US consumer confidence for the month of December has just been reported by the University of Michigan. The index value is 99.3 points with expectations of 99.2. The previous month’s value was 96.8. Here are the detailed statements:
The Sentiment Index remained largely unchanged in late December at the same very favorable level recorded at mid-month. Most of the December gain was among upper income households, with those in the top third of the income distribution gaining 7.5% from last month and those in the bottom two-thirds posting a gain of just 0.8%. The recent shift favoring higher income households is in the opposite direction when compared with all-time peaks in the late 1990’s. The impeachment hearing had a barely noticeable impact on economic expectations, as it was mentioned by just 2% of all consumers in the December survey.
Inflation expectations declined in the December survey, with both the year-ahead and five-year expected inflation rates falling. For the year-ahead, an annual inflation rate of 2.3% was expected, the lowest since 2.2% was recorded twice, in December 2016 and September 2010 prior to the Great Recession’s lows. Over the next five years, consumers expected an annual inflation rate of just 2.2% in December 2019, the lowest level since this question was first introduced in the late 1970s.

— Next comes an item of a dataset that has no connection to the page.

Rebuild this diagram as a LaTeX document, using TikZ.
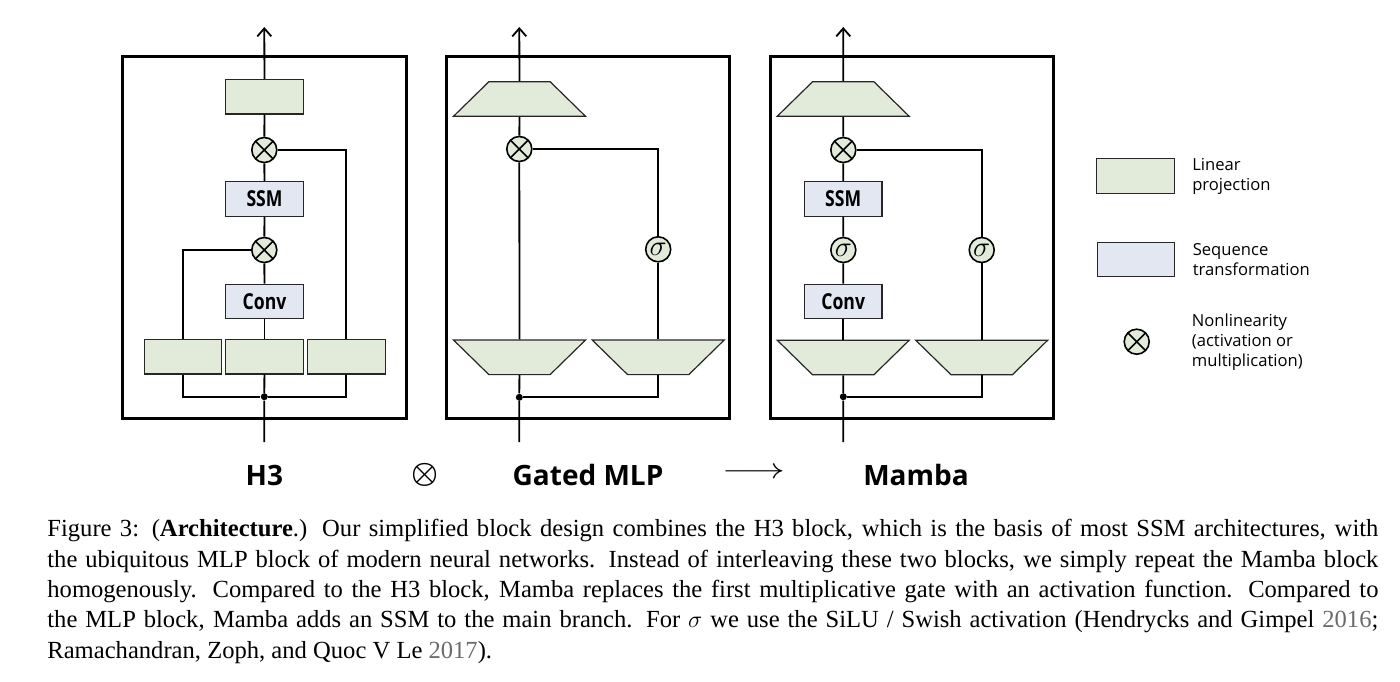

It is of some interest to compare the two best extended periods of optimism in the history of the surveys, both of which included an impeachment: the four years from 1997 to 2000, when the Sentiment Index averaged 105.3, and the three years from 2017 to 2019 when the Index averaged 97.0 (see the Chart). On average, the 2017-2019 Index was 92% of the earlier period. Surprisingly, for the bottom 10% in the income distribution, the Index was 96% of the earlier period, while the top 10% the Index was just 89% of the earlier period. There was little difference across income thirds: 93% for the lowest third to 91% for the highest.